Looks like I need to find a new phrase to begin my blog posts :)
Two new books:
David Harvey, A Brief History of Neoliberalism (Oxford)
Manuel DeLanda, A New Philosophy of Society: Assemblage Theory and Social Complexity (Continuum).
The latter has me wondering about what seems to be a sudden recent interest in Deleuze's (and D&G's) notion of assemblage. I have a vested interest in this, of course, having written a chapter in Charles Stivale's Gilles Deleuze, Key Concepts book on Assemblage and using it in my own work on technology (first in Exploring Technology and Social Space, and then more extensively in Jennifer and my Culture and Technology: A Primer). But there's not only DeLanda's new book and essay ("Deleuzian Social Ontology and Assemblage Theory" in Fuglsang and Sorensen's Deleuze and the Social) and his previous book, Intensive Science and Virtual Philosophy, but three separate essays on assemblage in last year's Theory, Culture and Society's mammoth special issue on Problematizing Global Knowledge. Also the term comes up in the title of Ong & Collier's edited collection, Global Assemblages: Technology, Politics, and Ethics as Anthropological Problems (Blackwell), though it's really not developed at all in the collected itself.

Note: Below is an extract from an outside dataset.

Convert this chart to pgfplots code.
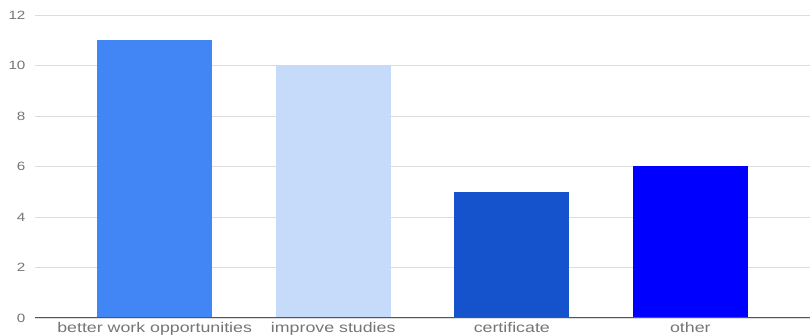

Anyway, I'm interested to read at least the first couple chapters of DeLanda's book, his explication of assemblage. I'm more wary of the latter chapters applying the theory to society and social problems, especially after the entry in The Pinocchio Theory blog on the book and an excellent but as yet unpublished essay by Steven D. Brown on Deleuze and social science which I just got the chance to read.